Исчерпывающий список цехов и гильдий Каира, от аптекарей, торгующих змеиным мясом, и специалистов по стрижке ослов до мастеров по приготовлению верблюжьей печени и охотников за крысами, во многом напоминает описание праздничного шествия в Стамбуле в первой книге «Сейяхатнаме». Видимо, Эвлия хорошо чувствовал себя в Каире, чтобы завершить здесь свои путешествия, наняться на службу к османскому правителю Ибрагим-паше, поселиться в цитадели и писать свою книгу.
«Во всем мире, кроме Османской империи, нет города, где было бы такое море людей и такая плодородная земля, как здесь».
Путешественник осел в Каире, стоящем на краю песчаной пустыни. В этом смысле исполнилось благословение, полученное Эвлией в его мистическом видении в 20-летнем возрасте:
«Он будет присутствовать при многих войнах, будет дервишем, не будет знать страха и будет танцевать на песке, и его нога никогда не будет топтать камень».
Вернувшись из Верхнего Нила, где его напугали крокодилы и развлекли обезьяны, «как большие ослы Мерзифона» [город в Анатолии], Эвлия заканчивает «Сейяхатнаме» в свойственной ему скромной и игривой манере:
«Мое повествование, длинное как хвост змеи [по-турецки, «йилан»], и ты мог подумать, что это небылицы [йалан], но, Бог свидетель, все так и было».
Он извиняется перед читателем за «неприличные подробности» и одновременно просит его простить за неполноту сведений, принимая во внимание «длительность моих путешествий».

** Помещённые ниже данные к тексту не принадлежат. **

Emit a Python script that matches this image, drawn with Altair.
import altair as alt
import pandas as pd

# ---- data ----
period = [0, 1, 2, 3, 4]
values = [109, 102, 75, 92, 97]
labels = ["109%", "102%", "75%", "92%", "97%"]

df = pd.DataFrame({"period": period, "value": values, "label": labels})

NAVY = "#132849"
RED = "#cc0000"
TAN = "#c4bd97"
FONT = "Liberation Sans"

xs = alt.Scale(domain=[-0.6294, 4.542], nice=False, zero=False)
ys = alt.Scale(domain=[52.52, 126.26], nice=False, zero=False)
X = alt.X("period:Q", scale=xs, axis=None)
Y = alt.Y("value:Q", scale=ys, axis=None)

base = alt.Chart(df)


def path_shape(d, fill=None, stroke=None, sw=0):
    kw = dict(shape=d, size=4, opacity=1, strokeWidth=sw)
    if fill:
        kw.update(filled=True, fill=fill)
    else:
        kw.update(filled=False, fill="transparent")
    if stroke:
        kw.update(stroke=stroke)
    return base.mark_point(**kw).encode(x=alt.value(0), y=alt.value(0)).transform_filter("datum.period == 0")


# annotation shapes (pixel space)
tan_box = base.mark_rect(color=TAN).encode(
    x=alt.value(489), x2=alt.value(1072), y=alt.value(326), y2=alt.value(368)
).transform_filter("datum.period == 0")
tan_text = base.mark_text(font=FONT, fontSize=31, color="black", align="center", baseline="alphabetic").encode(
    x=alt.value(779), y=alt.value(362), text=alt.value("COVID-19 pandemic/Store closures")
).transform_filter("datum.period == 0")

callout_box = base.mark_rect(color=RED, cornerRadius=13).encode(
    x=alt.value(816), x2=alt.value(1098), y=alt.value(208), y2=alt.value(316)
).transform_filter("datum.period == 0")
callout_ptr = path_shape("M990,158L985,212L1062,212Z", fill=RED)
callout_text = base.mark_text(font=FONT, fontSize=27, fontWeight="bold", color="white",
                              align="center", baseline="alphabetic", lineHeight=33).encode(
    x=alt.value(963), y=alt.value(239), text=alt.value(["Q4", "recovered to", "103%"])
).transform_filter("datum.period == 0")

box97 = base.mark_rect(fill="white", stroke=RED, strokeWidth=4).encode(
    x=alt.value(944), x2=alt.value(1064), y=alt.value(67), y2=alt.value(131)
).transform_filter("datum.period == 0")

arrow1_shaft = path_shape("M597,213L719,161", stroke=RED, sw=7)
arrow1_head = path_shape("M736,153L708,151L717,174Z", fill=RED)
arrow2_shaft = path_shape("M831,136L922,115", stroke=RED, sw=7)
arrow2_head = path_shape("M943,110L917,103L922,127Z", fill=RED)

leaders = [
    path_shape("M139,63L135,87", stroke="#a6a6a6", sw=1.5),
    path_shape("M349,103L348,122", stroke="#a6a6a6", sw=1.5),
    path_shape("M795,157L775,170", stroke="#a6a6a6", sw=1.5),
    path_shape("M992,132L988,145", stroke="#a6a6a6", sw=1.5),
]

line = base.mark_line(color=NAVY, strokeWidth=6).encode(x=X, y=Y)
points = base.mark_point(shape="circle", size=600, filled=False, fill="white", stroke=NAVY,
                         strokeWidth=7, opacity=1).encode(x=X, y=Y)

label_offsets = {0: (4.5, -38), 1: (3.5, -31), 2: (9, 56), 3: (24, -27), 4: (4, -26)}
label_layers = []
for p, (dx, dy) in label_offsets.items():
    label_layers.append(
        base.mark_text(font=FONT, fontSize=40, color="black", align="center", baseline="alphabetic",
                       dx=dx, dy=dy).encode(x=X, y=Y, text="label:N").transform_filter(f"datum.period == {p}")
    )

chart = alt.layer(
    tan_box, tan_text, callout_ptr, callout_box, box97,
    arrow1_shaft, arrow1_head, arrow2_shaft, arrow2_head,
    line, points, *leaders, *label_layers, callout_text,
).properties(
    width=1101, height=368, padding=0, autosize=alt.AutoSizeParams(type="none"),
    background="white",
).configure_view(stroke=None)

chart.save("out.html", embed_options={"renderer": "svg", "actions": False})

Для человека, путешествовавшего так часто и так далеко, Эвлия никогда не казался одиноким. «Сейяхатнаме» — это рассказ о новых друзьях в не меньшей степени, чем о новых местах. Хоть Эвлия Челеби часто повторяет, как он далеко от своего любимого Стамбула, он кажется совершенно довольным судьбой «недима» (близкого друга) путников, «мусахиба» (задушевного спутника) других путешественников и «друга всех людей». И, видимо, он действительно писал от всего сердца:
«Благодарю Бога, помня пословицу: "Сначала спутник, потом дорога"».